I can’t help but think of my daughter eating in St. Louis. Vietnamese. French. Deli Food. European styled meals. “In a social and economic sense,” McLuhan writes about media representations of the family, “success, it would appear, means the virtual rejection of the parents” (65). My wife and I have gone to great lengths regarding food delivery, hoping our daughter will not reject our food habits. She ate her first sweetbreads at one. She eats homemade ice cream. She likes olives and blue cheese (whose smells discomfort many people and lead to culinary rejection). If there is an exaggerated food topos learned from my St.
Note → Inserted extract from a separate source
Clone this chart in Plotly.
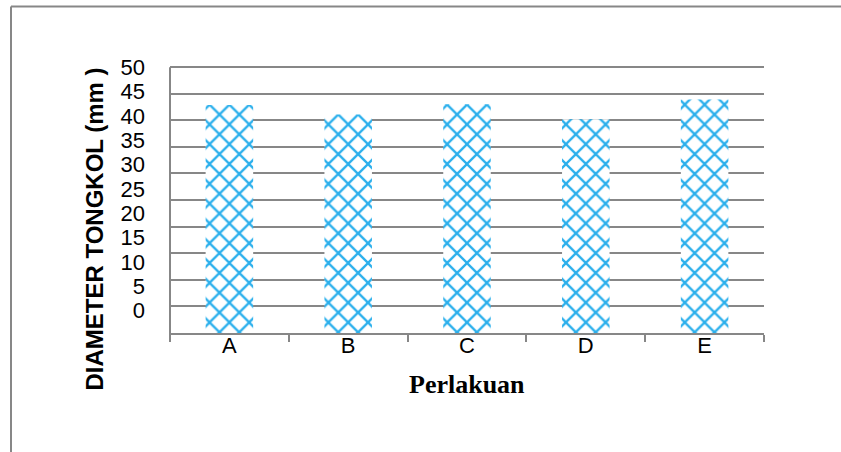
import plotly.graph_objects as go

# Treatments and mean cob diameter (mm)
perlakuan = ["A", "B", "C", "D", "E"]
diameter = [42.9, 41.1, 43.0, 40.2, 43.9]

# Value-axis tick labels
tick_labels = [0, 5, 10, 15, 20, 25, 30, 35, 40, 45, 50]

GRID = "#878787"
BLUE = "#2AAFEC"

# Label column is slightly tighter than the gridline spacing
label_pos = [50 - (50 - v) * 0.916 for v in tick_labels]

Y_MAX = 50.4  # a little headroom so the 50 gridline is drawn

fig = go.Figure()
fig.add_trace(go.Bar(
    x=perlakuan,
    y=diameter,
    marker=dict(
        color="white",
        line=dict(width=0),
        pattern=dict(shape="x", fgcolor=BLUE, fgopacity=1, bgcolor="white",
                     size=14, solidity=0.3),
    ),
    hoverinfo="x+y",
))
# invisible companion trace so the label axis is laid out
fig.add_trace(go.Scatter(
    x=perlakuan,
    y=diameter,
    yaxis="y2",
    mode="markers",
    marker=dict(opacity=0),
    hoverinfo="skip",
))

W, H = 841, 452
PL, PR, PB = 170, 764, 332.7
UNIT = 5.304  # pixels per mm on the value axis
PT = PB - Y_MAX * UNIT
pw, ph = PR - PL, PB - PT


def px_x(px):
    return (px - PL) / pw


def px_y(py):
    return (PB - py) / ph


fig.update_layout(
    width=W,
    height=H,
    margin=dict(l=PL, r=W - PR, t=PT, b=H - PB),
    paper_bgcolor="white",
    plot_bgcolor="white",
    showlegend=False,
    bargap=0.6,
    font=dict(family="Liberation Sans, Arial, sans-serif", color="black"),
    xaxis=dict(
        type="category",
        showline=True,
        linecolor=GRID,
        linewidth=2,
        ticks="outside",
        tickson="boundaries",
        ticklen=7,
        tickwidth=2,
        tickcolor=GRID,
        ticklabelstandoff=-8,
        tickfont=dict(size=22, family="Liberation Sans, Arial, sans-serif"),
        showgrid=False,
        zeroline=False,
    ),
    yaxis=dict(
        range=[0, Y_MAX],
        tickmode="array",
        tickvals=tick_labels,
        showgrid=True,
        gridcolor=GRID,
        gridwidth=2,
        showline=False,
        showticklabels=False,
        ticks="",
        zeroline=False,
    ),
    yaxis2=dict(
        overlaying="y",
        side="left",
        range=[0, Y_MAX],
        tickmode="array",
        tickvals=label_pos,
        ticktext=[str(v) for v in tick_labels],
        tickfont=dict(size=22, family="Liberation Sans, Arial, sans-serif"),
        ticks="",
        ticklabelstandoff=24,
        showgrid=False,
        showline=False,
        zeroline=False,
    ),
    annotations=[
        dict(
            text="<b>DIAMETER TONGKOL (mm )</b>",
            xref="paper", yref="paper",
            x=px_x(95), y=px_y(229.5),
            xanchor="center", yanchor="middle",
            textangle=-90,
            showarrow=False,
            font=dict(size=24, family="Liberation Sans, Arial, sans-serif", color="black"),
        ),
        dict(
            text="<b>Perlakuan</b>",
            xref="paper", yref="paper",
            x=px_x(467), y=px_y(384),
            xanchor="center", yanchor="middle",
            showarrow=False,
            font=dict(size=26, family="Liberation Serif, Times New Roman, serif", color="black"),
        ),
    ],
    shapes=[
        # value-axis line from the 50 gridline down to the category ticks
        dict(type="line", xref="paper", yref="paper",
             x0=0, x1=0, y0=px_y(PB + 7), y1=px_y(PB - 50 * UNIT),
             line=dict(color=GRID, width=2)),
        # chart frame (top and left edges)
        dict(type="line", xref="paper", yref="paper",
             x0=px_x(11), x1=px_x(W + 5), y0=px_y(7), y1=px_y(7),
             line=dict(color=GRID, width=2)),
        dict(type="line", xref="paper", yref="paper",
             x0=px_x(11), x1=px_x(11), y0=px_y(7), y1=px_y(H + 5),
             line=dict(color=GRID, width=2)),
    ],
)

fig.write_html("out.html")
Louis, it is to be found in rejection: McLuhan rejecting advertising, Plato rejecting rhetoric, Burroughs rejecting cultural representations of dining experiences. Following Lefebvre, the conclusion I can draw without a fixed subject is that I am discovering how to move through rejections even as I hope to not encounter a final familial one (the child rejecting the parent). I leave rejection open-ended, however, as a networked narrative of moments. A series of food hubs. A rhetoric of the noetic. An unfinished practice.